+++ DATA SUPPLIED
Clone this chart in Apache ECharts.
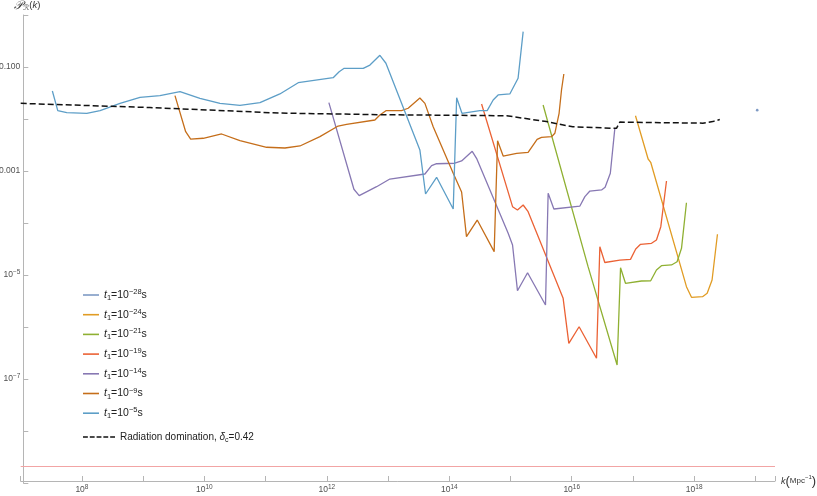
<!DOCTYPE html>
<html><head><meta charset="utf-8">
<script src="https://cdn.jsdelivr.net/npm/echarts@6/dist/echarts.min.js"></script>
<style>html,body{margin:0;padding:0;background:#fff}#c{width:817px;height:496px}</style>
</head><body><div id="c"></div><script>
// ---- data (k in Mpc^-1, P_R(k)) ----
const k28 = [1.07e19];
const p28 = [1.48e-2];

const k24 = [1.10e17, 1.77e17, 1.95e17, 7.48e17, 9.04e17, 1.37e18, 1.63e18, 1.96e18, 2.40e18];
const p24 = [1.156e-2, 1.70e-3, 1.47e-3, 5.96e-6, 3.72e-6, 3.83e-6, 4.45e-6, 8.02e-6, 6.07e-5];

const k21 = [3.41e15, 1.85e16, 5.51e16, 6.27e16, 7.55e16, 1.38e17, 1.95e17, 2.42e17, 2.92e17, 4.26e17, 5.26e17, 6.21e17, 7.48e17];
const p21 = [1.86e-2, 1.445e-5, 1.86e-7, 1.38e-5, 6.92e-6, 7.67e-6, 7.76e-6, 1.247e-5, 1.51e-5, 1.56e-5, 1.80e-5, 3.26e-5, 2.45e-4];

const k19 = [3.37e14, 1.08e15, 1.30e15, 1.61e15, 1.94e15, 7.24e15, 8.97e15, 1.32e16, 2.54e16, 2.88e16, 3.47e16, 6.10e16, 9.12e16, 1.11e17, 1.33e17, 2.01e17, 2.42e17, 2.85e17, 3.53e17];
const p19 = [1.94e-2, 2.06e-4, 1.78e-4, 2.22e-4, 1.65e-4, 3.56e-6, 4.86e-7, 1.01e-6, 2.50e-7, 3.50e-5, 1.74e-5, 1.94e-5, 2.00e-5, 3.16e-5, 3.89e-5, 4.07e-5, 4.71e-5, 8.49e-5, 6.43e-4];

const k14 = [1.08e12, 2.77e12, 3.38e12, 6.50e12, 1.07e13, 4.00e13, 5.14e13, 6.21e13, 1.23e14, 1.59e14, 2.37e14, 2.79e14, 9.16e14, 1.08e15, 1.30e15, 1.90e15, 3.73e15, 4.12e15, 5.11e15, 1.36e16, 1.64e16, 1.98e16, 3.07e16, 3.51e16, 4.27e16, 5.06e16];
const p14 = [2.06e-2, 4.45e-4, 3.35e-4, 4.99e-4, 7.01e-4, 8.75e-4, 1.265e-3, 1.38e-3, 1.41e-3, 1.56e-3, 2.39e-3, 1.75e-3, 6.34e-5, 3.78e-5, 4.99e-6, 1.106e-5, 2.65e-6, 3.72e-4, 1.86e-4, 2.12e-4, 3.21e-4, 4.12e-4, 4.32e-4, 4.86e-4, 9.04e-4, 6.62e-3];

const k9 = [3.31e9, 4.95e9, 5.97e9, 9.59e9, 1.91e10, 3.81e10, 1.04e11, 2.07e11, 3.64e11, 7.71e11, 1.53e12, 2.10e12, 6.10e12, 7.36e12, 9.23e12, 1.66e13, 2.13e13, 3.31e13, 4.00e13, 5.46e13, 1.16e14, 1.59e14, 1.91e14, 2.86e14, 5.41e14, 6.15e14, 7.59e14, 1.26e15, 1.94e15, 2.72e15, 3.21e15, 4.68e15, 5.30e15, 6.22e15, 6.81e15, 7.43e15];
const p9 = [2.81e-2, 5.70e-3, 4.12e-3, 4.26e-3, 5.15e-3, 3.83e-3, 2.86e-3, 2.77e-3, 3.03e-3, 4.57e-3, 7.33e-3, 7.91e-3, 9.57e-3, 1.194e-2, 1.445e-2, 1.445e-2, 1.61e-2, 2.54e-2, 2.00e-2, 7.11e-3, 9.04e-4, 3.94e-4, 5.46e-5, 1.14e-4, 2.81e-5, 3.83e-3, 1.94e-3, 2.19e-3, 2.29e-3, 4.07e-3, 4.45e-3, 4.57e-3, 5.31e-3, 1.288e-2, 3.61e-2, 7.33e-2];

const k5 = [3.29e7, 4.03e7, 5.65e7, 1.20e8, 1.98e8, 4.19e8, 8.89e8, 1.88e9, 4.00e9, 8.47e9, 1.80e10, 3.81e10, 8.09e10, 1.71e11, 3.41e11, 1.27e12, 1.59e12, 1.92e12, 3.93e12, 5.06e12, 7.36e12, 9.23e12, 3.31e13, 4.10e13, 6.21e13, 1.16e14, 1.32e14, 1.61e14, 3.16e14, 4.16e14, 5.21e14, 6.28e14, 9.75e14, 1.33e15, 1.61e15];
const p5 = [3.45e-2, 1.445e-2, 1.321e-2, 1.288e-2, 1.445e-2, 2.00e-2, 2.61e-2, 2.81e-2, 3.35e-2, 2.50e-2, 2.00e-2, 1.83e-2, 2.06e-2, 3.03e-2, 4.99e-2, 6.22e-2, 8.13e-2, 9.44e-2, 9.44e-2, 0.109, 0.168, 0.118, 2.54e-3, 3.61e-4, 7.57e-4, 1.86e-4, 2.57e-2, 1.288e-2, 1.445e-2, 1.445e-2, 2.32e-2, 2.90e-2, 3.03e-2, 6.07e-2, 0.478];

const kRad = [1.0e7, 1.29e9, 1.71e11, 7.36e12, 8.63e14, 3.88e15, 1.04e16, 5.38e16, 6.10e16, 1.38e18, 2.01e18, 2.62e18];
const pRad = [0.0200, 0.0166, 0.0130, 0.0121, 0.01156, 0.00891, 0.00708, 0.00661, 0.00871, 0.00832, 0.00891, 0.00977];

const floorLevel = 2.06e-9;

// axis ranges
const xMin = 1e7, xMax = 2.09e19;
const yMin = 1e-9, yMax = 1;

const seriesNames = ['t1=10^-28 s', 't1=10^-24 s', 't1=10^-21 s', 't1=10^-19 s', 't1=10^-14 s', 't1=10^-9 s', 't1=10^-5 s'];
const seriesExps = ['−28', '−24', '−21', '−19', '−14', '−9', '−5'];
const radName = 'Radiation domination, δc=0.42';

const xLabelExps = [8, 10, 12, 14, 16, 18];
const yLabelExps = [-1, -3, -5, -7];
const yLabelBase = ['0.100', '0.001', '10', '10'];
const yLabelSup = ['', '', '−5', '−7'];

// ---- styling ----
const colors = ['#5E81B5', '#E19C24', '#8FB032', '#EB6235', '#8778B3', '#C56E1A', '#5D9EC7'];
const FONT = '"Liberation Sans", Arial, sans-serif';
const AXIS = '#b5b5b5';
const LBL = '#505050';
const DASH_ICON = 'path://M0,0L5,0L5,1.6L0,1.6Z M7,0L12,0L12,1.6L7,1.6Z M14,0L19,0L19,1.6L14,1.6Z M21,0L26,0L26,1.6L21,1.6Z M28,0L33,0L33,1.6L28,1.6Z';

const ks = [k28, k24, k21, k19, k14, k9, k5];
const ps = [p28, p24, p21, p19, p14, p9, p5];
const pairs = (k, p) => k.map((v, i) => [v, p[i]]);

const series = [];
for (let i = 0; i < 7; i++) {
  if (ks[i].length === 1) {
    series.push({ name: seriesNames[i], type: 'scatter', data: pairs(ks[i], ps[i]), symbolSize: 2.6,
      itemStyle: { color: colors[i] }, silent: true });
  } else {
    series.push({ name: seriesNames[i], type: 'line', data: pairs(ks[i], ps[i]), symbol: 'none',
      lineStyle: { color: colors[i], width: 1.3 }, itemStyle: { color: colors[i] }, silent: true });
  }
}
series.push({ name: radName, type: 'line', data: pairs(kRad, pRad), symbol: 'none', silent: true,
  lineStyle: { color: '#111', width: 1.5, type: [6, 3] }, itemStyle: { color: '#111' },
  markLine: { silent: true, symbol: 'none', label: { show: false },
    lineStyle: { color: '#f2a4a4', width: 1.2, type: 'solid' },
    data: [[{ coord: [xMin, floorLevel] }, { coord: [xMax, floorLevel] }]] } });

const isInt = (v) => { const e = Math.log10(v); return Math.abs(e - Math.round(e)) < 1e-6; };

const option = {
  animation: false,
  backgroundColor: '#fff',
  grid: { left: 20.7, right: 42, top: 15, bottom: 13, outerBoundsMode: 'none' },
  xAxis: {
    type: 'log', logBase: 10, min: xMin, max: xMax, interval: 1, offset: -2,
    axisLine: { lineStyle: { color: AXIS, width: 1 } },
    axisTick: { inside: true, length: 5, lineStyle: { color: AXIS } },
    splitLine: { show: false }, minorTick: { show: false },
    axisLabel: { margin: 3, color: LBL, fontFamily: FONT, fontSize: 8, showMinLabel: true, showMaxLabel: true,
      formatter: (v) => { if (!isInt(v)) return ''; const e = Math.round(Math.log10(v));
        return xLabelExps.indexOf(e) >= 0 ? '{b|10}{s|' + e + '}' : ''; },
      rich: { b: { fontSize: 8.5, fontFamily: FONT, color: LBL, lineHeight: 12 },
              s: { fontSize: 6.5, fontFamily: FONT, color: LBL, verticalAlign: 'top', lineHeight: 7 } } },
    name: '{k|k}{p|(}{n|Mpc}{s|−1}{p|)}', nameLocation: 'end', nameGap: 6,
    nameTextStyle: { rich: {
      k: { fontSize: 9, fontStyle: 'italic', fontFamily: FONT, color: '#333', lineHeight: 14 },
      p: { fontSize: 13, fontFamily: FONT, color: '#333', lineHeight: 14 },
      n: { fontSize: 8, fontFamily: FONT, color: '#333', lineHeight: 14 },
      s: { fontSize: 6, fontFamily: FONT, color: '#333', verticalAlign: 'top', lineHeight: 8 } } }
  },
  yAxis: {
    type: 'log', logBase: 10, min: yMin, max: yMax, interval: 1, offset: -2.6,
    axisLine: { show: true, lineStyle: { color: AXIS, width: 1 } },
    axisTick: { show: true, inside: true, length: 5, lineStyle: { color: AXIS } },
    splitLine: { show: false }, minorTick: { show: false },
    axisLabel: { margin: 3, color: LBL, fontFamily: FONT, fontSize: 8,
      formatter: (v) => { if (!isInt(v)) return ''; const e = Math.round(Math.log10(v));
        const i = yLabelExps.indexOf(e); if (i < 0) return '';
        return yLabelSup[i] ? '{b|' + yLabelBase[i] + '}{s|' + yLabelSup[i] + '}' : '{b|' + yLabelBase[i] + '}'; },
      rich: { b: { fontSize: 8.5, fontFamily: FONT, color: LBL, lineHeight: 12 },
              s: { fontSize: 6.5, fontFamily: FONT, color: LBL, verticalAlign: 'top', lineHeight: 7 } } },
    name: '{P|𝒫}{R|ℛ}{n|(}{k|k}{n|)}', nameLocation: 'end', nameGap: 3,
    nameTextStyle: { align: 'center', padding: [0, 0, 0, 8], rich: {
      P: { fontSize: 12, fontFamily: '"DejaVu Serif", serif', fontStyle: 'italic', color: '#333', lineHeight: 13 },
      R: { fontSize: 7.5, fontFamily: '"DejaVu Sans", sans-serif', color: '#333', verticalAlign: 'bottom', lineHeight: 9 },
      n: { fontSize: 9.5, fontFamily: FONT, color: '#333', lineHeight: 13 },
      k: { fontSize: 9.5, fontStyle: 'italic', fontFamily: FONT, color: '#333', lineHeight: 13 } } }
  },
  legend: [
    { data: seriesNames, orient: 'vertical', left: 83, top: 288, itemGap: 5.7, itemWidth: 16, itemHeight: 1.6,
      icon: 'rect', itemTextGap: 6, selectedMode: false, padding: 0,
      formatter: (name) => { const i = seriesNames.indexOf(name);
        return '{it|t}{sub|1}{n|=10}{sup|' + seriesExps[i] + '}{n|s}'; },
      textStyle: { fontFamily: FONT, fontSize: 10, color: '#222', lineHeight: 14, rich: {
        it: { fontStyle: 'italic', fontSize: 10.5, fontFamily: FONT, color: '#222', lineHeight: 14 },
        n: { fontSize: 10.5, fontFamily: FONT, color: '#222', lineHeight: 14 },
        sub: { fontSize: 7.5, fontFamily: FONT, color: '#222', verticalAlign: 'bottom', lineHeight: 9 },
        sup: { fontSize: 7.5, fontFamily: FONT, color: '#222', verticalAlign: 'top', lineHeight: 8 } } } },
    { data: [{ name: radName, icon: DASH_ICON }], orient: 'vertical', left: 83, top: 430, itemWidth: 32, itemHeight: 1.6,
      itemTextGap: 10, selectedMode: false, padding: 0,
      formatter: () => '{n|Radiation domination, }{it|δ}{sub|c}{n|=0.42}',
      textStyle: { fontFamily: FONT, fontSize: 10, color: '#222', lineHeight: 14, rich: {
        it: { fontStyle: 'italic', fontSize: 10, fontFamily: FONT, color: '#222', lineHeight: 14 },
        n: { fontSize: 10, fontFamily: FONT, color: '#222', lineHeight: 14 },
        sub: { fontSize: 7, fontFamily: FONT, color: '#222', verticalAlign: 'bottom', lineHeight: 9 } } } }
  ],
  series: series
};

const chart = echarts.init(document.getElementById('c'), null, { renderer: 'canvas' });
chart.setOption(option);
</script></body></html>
++++++
+++ DATA SUPPLIED
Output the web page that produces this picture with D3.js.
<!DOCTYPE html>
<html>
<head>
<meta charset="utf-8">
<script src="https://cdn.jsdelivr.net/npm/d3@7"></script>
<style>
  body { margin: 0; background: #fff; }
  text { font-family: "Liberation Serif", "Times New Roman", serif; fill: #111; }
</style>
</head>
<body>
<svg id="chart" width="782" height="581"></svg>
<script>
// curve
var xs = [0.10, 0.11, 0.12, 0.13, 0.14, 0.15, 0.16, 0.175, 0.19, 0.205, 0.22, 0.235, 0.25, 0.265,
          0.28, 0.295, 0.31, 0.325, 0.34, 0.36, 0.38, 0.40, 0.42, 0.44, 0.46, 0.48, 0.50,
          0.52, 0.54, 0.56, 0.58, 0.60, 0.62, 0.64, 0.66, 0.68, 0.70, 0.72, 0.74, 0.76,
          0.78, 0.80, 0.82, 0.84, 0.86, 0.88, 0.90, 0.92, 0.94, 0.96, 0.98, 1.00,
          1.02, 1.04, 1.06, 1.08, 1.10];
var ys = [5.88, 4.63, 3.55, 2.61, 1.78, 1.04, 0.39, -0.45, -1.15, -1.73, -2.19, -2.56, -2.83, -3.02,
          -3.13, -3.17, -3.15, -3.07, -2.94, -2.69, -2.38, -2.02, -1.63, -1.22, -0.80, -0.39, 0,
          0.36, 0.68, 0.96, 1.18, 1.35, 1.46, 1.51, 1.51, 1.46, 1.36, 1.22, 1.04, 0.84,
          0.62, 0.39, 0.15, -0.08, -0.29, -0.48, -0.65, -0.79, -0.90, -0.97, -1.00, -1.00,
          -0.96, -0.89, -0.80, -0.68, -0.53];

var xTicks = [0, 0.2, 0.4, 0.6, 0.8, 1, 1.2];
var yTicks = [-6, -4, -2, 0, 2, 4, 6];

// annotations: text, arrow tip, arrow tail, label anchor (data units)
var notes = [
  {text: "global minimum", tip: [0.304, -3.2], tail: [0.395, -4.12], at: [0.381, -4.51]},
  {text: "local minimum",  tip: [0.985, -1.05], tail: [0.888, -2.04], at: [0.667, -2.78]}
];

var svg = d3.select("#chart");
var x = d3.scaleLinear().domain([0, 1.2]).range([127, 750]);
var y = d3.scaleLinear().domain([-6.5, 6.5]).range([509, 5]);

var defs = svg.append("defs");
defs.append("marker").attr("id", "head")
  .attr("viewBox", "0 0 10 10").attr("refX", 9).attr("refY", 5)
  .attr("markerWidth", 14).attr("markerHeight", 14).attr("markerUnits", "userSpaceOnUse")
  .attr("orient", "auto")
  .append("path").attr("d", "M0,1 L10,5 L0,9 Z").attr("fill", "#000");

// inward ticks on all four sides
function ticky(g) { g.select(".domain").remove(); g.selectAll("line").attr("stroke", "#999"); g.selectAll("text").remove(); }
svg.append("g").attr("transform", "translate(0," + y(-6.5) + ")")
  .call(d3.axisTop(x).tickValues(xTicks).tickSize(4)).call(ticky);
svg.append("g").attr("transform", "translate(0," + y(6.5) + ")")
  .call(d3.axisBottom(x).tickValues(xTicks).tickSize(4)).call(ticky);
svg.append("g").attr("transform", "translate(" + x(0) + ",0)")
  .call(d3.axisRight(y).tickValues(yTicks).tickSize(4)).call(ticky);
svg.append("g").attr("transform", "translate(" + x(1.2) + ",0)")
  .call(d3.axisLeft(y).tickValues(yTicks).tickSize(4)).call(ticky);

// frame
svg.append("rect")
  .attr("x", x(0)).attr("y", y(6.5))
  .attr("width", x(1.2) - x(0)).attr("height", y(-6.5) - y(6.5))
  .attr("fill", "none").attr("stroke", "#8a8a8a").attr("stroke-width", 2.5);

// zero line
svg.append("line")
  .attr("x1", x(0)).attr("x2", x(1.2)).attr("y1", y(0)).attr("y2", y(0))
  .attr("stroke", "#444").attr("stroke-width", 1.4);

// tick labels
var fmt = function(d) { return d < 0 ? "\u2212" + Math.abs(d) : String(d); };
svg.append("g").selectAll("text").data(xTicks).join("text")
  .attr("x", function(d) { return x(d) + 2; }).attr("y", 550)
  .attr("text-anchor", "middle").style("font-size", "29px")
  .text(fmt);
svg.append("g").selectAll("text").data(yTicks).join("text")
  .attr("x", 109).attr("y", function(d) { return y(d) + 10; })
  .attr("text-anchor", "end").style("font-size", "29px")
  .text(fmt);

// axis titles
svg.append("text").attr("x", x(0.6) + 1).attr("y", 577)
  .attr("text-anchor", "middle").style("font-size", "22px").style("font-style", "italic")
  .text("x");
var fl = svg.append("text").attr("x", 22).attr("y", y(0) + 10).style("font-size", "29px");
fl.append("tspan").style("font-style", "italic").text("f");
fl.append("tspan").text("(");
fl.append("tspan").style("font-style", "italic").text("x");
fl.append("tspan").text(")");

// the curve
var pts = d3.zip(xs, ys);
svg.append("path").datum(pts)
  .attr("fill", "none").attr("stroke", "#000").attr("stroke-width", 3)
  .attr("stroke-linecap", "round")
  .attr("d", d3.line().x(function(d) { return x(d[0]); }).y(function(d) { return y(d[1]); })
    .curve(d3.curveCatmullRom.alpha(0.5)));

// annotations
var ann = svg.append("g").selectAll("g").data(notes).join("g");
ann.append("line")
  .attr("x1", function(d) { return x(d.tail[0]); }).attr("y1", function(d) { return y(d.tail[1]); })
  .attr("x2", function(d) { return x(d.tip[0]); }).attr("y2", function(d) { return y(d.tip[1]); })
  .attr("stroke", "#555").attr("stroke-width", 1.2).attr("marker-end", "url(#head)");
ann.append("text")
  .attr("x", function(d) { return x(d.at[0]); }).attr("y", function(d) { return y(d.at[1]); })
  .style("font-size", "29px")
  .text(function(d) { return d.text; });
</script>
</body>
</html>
++++++
+++ DATA SUPPLIED
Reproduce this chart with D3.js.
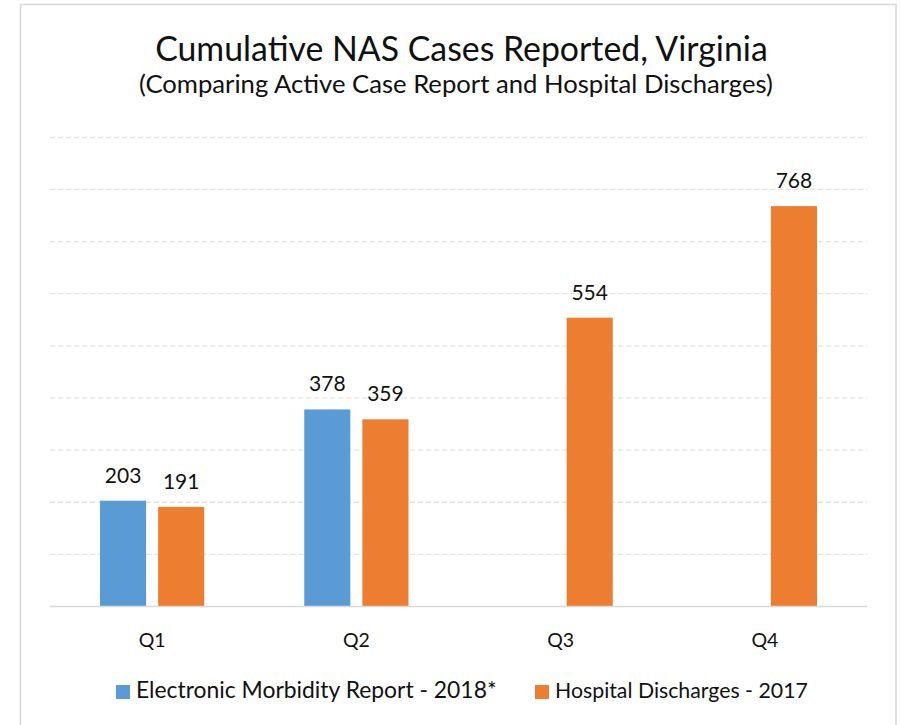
++++++
◆ WHAT IS NEEDED
Copy exactly the material above from the line with "Clone this chart in Apache ECharts." to the line with "1.80e-5, 3.26e-5, 2.45e-4];", ends included, and nothing else. Leave out any picture.

◆ WRITTEN RESPONSE
Clone this chart in Apache ECharts.
<!DOCTYPE html>
<html><head><meta charset="utf-8">
<script src="https://cdn.jsdelivr.net/npm/echarts@6/dist/echarts.min.js"></script>
<style>html,body{margin:0;padding:0;background:#fff}#c{width:817px;height:496px}</style>
</head><body><div id="c"></div><script>
// ---- data (k in Mpc^-1, P_R(k)) ----
const k28 = [1.07e19];
const p28 = [1.48e-2];

const k24 = [1.10e17, 1.77e17, 1.95e17, 7.48e17, 9.04e17, 1.37e18, 1.63e18, 1.96e18, 2.40e18];
const p24 = [1.156e-2, 1.70e-3, 1.47e-3, 5.96e-6, 3.72e-6, 3.83e-6, 4.45e-6, 8.02e-6, 6.07e-5];

const k21 = [3.41e15, 1.85e16, 5.51e16, 6.27e16, 7.55e16, 1.38e17, 1.95e17, 2.42e17, 2.92e17, 4.26e17, 5.26e17, 6.21e17, 7.48e17];
const p21 = [1.86e-2, 1.445e-5, 1.86e-7, 1.38e-5, 6.92e-6, 7.67e-6, 7.76e-6, 1.247e-5, 1.51e-5, 1.56e-5, 1.80e-5, 3.26e-5, 2.45e-4];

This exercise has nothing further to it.